この台詞は、作品の懐古趣味的な雰囲気に併せて拵えられた、言ってしまえば、よくできた台詞なのかもしれませんが、それでも、本多子爵が言いそうな台詞でもあり、異質な自己主張をしているわけではありません。

その辺りは、作者の機知が、少々一読者の高見から言えば、悪さをせず、違和感のない自然な筆の運びができていることを意味するので、私はそのような点でも、この作品を好ましいものと感じます。

ただ、やはりこの、明治初期における、開化のごく一般的な紳士を代表する本多子爵の台詞によって、三浦の孤独が打ち捨てられたままになっていることに、何か悲しみと言えばいいのか、やるせない想いを抱かずにはいられません。

この作品は「開化の良人」という題であり、本多子爵は三浦のことを「模範的な開化の紳士」であったと回想しています。
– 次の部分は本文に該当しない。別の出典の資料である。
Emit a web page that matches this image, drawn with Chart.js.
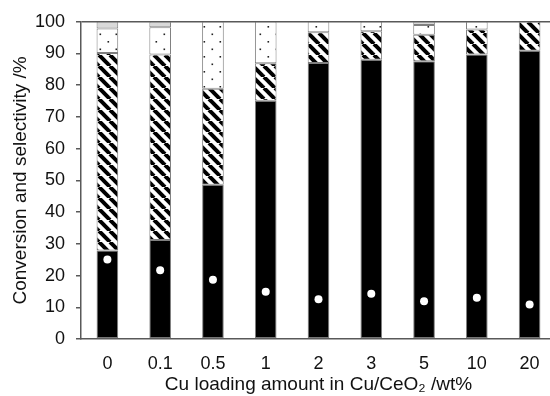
<!DOCTYPE html>
<html>
<head>
<meta charset="utf-8">
<script src="https://cdn.jsdelivr.net/npm/chart.js@4"></script>
<style>
  html, body { margin: 0; padding: 0; overflow: hidden; background: #fff; }
  #wrap { width: 560px; height: 396px; }
</style>
</head>
<body>
<div id="wrap"><canvas id="chart"></canvas></div>
<script>
// Cu loading (wt%) categories
const loadings = ["0", "0.1", "0.5", "1", "2", "3", "5", "10", "20"];

// selectivity segments (%), bottom to top
const selBlack  = [27.9, 31.2, 48.6, 75.1, 87.0, 88.0, 87.6, 89.7, 90.9];
const selHatch  = [62.3, 58.5, 30.3, 11.8,  9.7,  9.0,  8.3,  7.9,  9.1];
const selDots   = [ 7.7,  8.6, 21.1, 13.1,  3.3,  3.0,  3.1,  2.4,  0.0];
const selGray   = [ 2.1,  1.7,  0.0,  0.0,  0.0,  0.0,  1.0,  0.0,  0.0];

// conversion (%)
const conversion = [25.1, 21.7, 18.7, 14.9, 12.5, 14.3, 11.9, 13.0, 10.9];

const yTicks = [0, 10, 20, 30, 40, 50, 60, 70, 80, 90, 100];

const axisColor = "#595959";
const textColor = "#111";
const fontFamily = "'Liberation Sans', Arial, sans-serif";

// diagonal stripes "\" direction
function makeHatch() {
  const n = 11;
  const c = document.createElement("canvas");
  c.width = n; c.height = n;
  const g = c.getContext("2d");
  g.fillStyle = "#fff";
  g.fillRect(0, 0, n, n);
  g.strokeStyle = "#000";
  g.lineWidth = 4;
  for (const o of [-n, 0, n]) {
    g.beginPath();
    g.moveTo(o, 0);
    g.lineTo(o + n, n);
    g.stroke();
  }
  return g.createPattern(c, "repeat");
}

// sparse dots
function makeDots() {
  const c = document.createElement("canvas");
  c.width = 16; c.height = 15;
  const g = c.getContext("2d");
  g.fillStyle = "#fff";
  g.fillRect(0, 0, 16, 15);
  g.fillStyle = "#222";
  g.fillRect(3.5, 3.5, 1.6, 1.6);
  g.fillRect(11.5, 11, 1.6, 1.6);
  return g.createPattern(c, "repeat");
}

const barStyle = {
  type: "bar",
  borderColor: "#7f7f7f",
  borderWidth: 1,
  borderSkipped: false,
  categoryPercentage: 1,
  barPercentage: 0.41,
  stack: "sel",
  order: 1,
};

const ctx = document.getElementById("chart").getContext("2d");

new Chart(ctx, {
  data: {
    labels: loadings,
    datasets: [
      { ...barStyle, label: "black", data: selBlack, backgroundColor: "#000" },
      { ...barStyle, label: "hatch", data: selHatch, backgroundColor: makeHatch() },
      { ...barStyle, label: "dots", data: selDots, backgroundColor: makeDots() },
      { ...barStyle, label: "gray", data: selGray, backgroundColor: "#d9d9d9" },
      {
        type: "line",
        label: "conversion",
        data: conversion,
        showLine: false,
        pointRadius: 4,
        pointBackgroundColor: "#fff",
        pointBorderWidth: 0,
        pointBorderColor: "#fff",
        stack: "conv",
        order: 0,
      },
    ],
  },
  options: {
    responsive: true,
    maintainAspectRatio: false,
    animation: false,
    devicePixelRatio: 1,
    layout: { padding: { top: 18, right: 3, bottom: 0, left: 0 } },
    plugins: {
      legend: { display: false },
      tooltip: { enabled: false },
    },
    scales: {
      x: {
        stacked: true,
        offset: true,
        grid: { display: false },
        border: { display: true, color: axisColor, width: 1.5 },
        ticks: {
          color: textColor,
          padding: 6,
          font: { family: fontFamily, size: 18 },
        },
        title: {
          display: true,
          text: "Cu loading amount in Cu/CeO\u2082 /wt%",
          color: textColor,
          padding: { top: 0, bottom: 0 },
          font: { family: fontFamily, size: 19 },
        },
        afterFit: (s) => { s.height = 57; },
      },
      y: {
        stacked: true,
        min: 0,
        max: 100,
        afterBuildTicks: (s) => { s.ticks = yTicks.map((v) => ({ value: v })); },
        grid: {
          display: true,
          drawOnChartArea: true,
          drawTicks: true,
          tickLength: 5,
          tickColor: axisColor,
          tickWidth: 1.5,
          color: (c) => (c.tick && c.tick.value === 100 ? axisColor : "rgba(0,0,0,0)"),
          lineWidth: 1.5,
        },
        border: { display: true, color: axisColor, width: 1.5 },
        ticks: {
          color: textColor,
          padding: 11,
          font: { family: fontFamily, size: 18 },
        },
        title: {
          display: true,
          text: "Conversion and selectivity /%",
          color: textColor,
          padding: { top: 9, bottom: 0 },
          font: { family: fontFamily, size: 19 },
        },
        afterFit: (s) => { s.width = 81; },
      },
    },
  },
});
</script>
</body>
</html>
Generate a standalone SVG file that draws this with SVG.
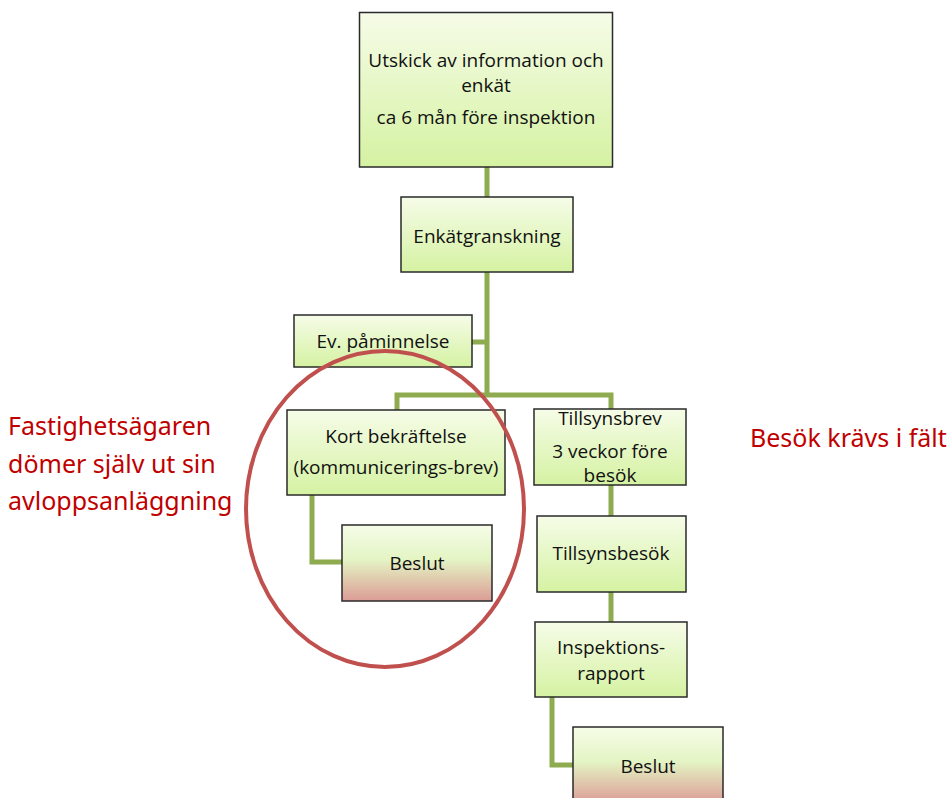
<svg xmlns="http://www.w3.org/2000/svg" width="947" height="798" viewBox="0 0 947 798">
<defs>
<linearGradient id="g" x1="0" y1="0" x2="0" y2="1">
<stop offset="0" stop-color="#f6fce8"/>
<stop offset="1" stop-color="#d5f2a2"/>
</linearGradient>
<linearGradient id="r" x1="0" y1="0" x2="0" y2="1">
<stop offset="0" stop-color="#f6fce8"/>
<stop offset="0.45" stop-color="#e4f5c4"/>
<stop offset="1" stop-color="#dc9c96"/>
</linearGradient>
</defs>
<style>
.n{fill:url(#g);stroke:#2a2a2a;stroke-width:1.5}
.b{fill:url(#r);stroke:#2a2a2a;stroke-width:1.5}
.t{font-family:"Open Sans","Noto Sans",sans-serif;font-size:19px;fill:#111;text-anchor:middle}
.c{fill:none;stroke:#8eac4f;stroke-width:5}
.red{font-family:"Noto Sans","Open Sans",sans-serif;font-size:25px;fill:#c00000}
</style>
<g id="connectors">
<path class="c" d="M487 167V395"/>
<path class="c" d="M472 342H487"/>
<path class="c" d="M397 410V395H611V409"/>
<path class="c" d="M611 485V516"/>
<path class="c" d="M611 592V622"/>
<path class="c" d="M312 495V562H342"/>
<path class="c" d="M552 697V765H573"/>
</g>
<g id="n1"><rect class="n" x="359.5" y="12.5" width="253" height="154.5"/>
<text class="t" x="486" y="67">Utskick av information och</text>
<text class="t" x="486" y="92">enkät</text>
<text class="t" x="486" y="124">ca 6 mån före inspektion</text></g>
<g id="n2"><rect class="n" x="401" y="197" width="172" height="75"/>
<text class="t" x="487" y="243">Enkätgranskning</text></g>
<g id="n3"><rect class="n" x="294" y="315" width="178" height="52"/>
<text class="t" x="383" y="348">Ev. påminnelse</text></g>
<g id="n4"><rect class="n" x="287" y="410" width="218" height="85"/>
<text class="t" x="396" y="443">Kort bekräftelse</text>
<text class="t" x="396" y="474">(kommunicerings-brev)</text></g>
<g id="n5"><rect class="b" x="342" y="525" width="150" height="76"/>
<text class="t" x="417" y="570">Beslut</text></g>
<g id="n6"><rect class="n" x="534" y="409" width="152" height="76"/>
<text class="t" x="610" y="425">Tillsynsbrev</text>
<text class="t" x="610" y="458">3 veckor före</text>
<text class="t" x="610" y="482">besök</text></g>
<g id="n7"><rect class="n" x="537" y="516" width="149" height="76"/>
<text class="t" x="611" y="560">Tillsynsbesök</text></g>
<g id="n8"><rect class="n" x="535" y="622" width="152" height="75"/>
<text class="t" x="611" y="654">Inspektions-</text>
<text class="t" x="611" y="680">rapport</text></g>
<g id="n9"><rect class="b" x="573" y="727" width="150" height="76"/>
<text class="t" x="648" y="773">Beslut</text></g>
<ellipse cx="385" cy="509" rx="139" ry="158" fill="none" stroke="#c0504d" stroke-width="4"/>
<text class="red" x="8" y="435">Fastighetsägaren</text>
<text class="red" x="8" y="473">dömer själv ut sin</text>
<text class="red" x="8" y="510">avloppsanläggning</text>
<text class="red" x="750" y="447">Besök krävs i fält</text>
</svg>
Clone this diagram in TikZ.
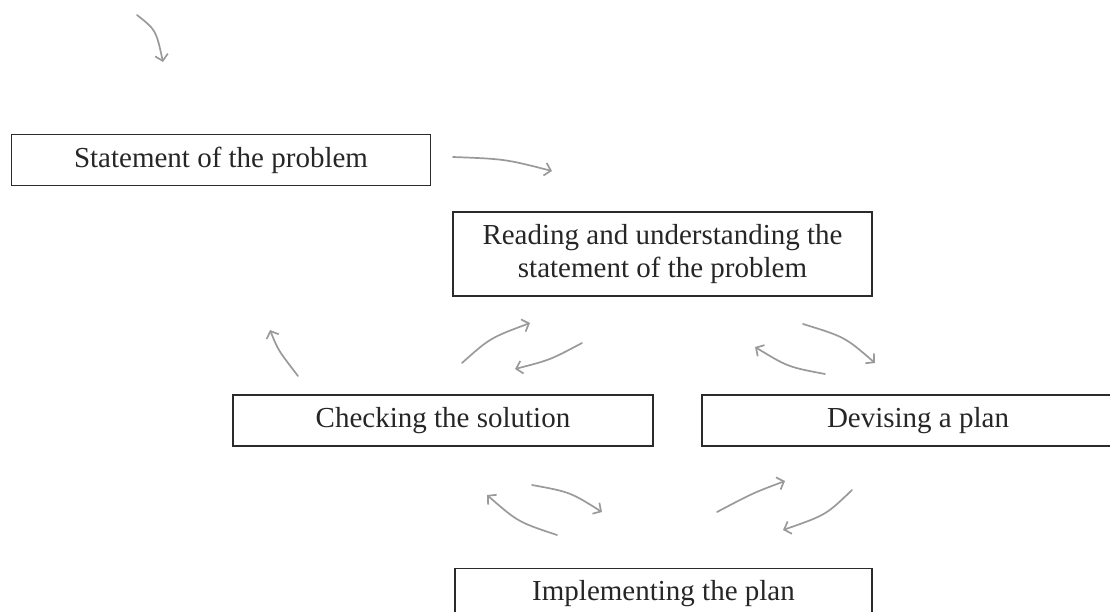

それが、そもそもの誤りであると言うべきなのかもしれません。

というのも、本多子爵も三浦も、共に「開化」を代表する人物だとしても、本多子爵がその洋行の経験を社会的次元に持ち込んだ人物だとすれば、三浦はそれを、個人的な生活に持ち込んだ人物だからです。

明治初期の文脈では、男性はやはり社会的に、実業家的に行動することができることが全てであると考えられていました。本多子爵は良い人物であることは間違いないのですが、そのような一般的思考から離れた人物ではありませんでした。

思いやりの純化された「愛(アムウル)」という理想を抱えた開化の紳士・三浦という人物は、どうも誰にも発見されることなく、明治初期の幽霊として、時代の背後に消えてしまったように思われます。

ただ、作品の最後の一文、「まるで我々自身も、あの硝子戸棚から浮び出た過去の幽霊か何かのように。」という結びを思うと、本多子爵は今になって、真の三浦の姿を感じることができるようになったのかもしれない、と想像することもできます。

いくら友人とは言え、三浦の胸の内に真に迫ることができなければ、「過去の幽霊」への感応などあり得ないでしょうから。